** Begin SUPPLIED RECORDS **
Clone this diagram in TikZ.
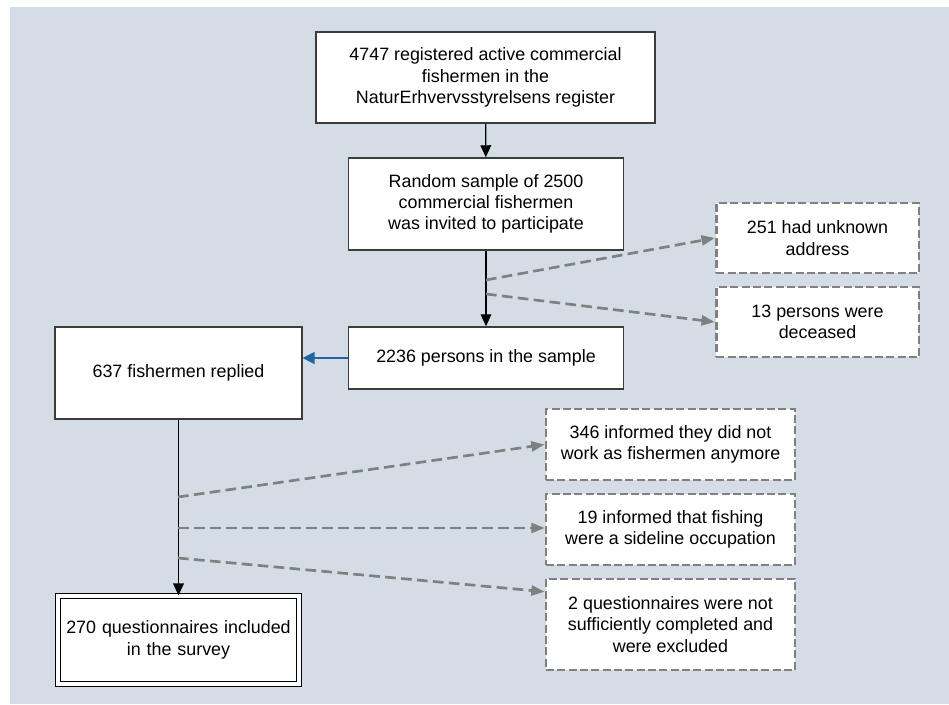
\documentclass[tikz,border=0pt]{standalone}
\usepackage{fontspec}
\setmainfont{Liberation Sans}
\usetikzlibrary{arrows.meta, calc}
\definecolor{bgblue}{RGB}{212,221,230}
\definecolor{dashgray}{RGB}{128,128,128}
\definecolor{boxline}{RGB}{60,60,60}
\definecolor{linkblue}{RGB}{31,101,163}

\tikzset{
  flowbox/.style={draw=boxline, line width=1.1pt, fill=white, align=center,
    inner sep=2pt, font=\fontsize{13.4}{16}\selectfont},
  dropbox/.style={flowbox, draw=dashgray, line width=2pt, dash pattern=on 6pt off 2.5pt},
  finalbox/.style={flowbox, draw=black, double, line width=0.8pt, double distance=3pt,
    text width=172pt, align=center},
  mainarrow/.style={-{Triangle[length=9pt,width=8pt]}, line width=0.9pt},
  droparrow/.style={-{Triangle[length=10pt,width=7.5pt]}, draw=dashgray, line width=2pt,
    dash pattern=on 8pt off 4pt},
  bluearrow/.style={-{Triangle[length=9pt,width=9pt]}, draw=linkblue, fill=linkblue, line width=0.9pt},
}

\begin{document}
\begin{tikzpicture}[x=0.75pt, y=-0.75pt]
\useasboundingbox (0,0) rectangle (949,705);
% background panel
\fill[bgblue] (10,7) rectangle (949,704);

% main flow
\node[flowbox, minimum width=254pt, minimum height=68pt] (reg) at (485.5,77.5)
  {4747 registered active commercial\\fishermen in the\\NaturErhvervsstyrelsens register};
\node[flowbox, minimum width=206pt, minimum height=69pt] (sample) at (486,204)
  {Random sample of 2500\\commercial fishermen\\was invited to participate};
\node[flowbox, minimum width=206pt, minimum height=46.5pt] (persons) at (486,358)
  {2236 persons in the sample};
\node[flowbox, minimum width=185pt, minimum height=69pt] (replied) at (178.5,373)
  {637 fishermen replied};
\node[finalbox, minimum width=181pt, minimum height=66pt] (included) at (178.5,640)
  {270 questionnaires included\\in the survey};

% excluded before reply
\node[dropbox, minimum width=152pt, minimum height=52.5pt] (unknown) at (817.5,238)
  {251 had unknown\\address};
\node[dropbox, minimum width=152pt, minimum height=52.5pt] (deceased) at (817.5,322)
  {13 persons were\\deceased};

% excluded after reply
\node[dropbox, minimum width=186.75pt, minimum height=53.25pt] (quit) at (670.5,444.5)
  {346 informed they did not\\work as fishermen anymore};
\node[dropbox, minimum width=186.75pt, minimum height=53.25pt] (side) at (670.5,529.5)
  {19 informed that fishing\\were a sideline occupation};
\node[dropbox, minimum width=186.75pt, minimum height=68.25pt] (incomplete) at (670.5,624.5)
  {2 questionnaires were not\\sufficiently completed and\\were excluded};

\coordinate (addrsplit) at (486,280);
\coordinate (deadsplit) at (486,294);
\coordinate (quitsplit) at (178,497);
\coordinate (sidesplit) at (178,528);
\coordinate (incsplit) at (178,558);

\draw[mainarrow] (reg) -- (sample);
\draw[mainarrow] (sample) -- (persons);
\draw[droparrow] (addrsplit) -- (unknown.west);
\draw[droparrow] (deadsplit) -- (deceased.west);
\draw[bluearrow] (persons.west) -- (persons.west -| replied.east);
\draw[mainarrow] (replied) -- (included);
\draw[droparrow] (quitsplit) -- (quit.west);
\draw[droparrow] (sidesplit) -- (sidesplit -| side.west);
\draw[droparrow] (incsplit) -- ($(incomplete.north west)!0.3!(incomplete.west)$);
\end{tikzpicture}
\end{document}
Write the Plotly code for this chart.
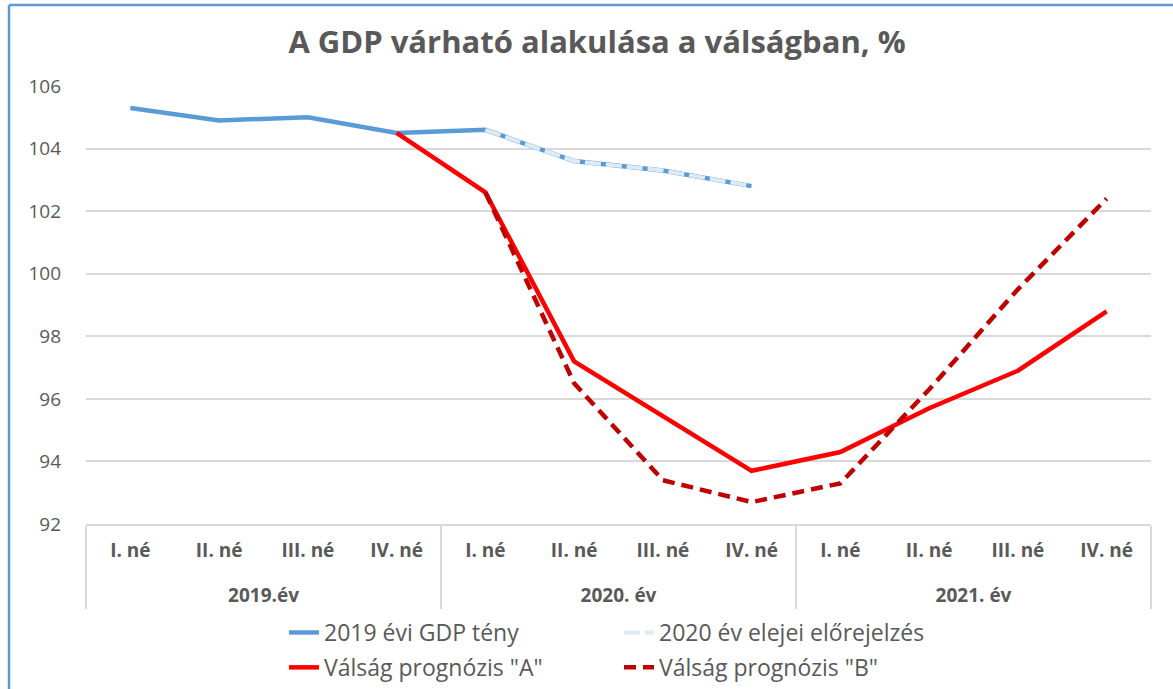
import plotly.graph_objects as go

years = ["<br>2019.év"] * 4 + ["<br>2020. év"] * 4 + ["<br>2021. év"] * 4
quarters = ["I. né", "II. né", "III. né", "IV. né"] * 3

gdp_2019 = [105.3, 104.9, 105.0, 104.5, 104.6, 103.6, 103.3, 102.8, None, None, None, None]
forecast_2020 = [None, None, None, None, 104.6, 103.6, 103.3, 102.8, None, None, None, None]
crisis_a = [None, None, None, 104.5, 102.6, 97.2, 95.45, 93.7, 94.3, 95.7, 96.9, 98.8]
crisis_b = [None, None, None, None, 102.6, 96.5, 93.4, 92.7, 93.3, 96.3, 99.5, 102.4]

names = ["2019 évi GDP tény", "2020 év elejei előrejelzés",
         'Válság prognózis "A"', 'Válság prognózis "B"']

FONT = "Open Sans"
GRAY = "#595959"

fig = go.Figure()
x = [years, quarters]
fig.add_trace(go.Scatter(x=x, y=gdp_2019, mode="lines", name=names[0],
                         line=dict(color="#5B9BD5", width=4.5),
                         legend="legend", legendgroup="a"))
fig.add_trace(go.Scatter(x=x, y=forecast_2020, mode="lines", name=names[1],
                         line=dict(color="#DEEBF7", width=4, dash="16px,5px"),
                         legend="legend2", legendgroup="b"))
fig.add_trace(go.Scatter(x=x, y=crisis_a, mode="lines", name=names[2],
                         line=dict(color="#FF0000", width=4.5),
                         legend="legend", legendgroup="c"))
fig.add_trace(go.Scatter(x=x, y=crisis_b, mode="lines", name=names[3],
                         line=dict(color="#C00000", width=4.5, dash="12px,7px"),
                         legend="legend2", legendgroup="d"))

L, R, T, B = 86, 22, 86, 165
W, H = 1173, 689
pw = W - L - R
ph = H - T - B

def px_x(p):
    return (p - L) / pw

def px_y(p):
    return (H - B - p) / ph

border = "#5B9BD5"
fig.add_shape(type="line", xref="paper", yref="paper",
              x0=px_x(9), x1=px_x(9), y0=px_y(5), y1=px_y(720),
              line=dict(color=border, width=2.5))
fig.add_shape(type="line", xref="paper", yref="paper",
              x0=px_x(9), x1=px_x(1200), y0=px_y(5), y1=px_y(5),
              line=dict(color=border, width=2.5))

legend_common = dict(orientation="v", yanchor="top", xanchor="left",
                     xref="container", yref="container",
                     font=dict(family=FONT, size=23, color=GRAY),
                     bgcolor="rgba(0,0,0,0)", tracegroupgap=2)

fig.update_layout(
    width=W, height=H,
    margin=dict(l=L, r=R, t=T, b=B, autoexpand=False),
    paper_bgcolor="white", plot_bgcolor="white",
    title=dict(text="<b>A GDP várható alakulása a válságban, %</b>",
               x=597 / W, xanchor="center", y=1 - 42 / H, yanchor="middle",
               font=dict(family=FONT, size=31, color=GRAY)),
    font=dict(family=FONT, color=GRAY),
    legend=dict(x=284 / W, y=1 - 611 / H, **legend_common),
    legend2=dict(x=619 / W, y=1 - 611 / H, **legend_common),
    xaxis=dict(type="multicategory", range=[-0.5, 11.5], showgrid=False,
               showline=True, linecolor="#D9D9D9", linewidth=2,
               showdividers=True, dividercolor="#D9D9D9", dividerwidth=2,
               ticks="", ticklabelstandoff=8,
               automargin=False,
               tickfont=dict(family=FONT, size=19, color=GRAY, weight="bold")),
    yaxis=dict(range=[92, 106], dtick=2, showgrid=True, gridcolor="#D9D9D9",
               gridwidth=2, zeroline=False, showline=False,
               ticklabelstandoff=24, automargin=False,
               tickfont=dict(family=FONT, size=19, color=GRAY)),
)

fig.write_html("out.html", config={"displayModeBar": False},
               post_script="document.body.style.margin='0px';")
** End SUPPLIED RECORDS **
WORK REQUIRED –
Work through the records above line by line and count those that hold the string "this". Give only the result.

COMPLETE RESPONSE –
2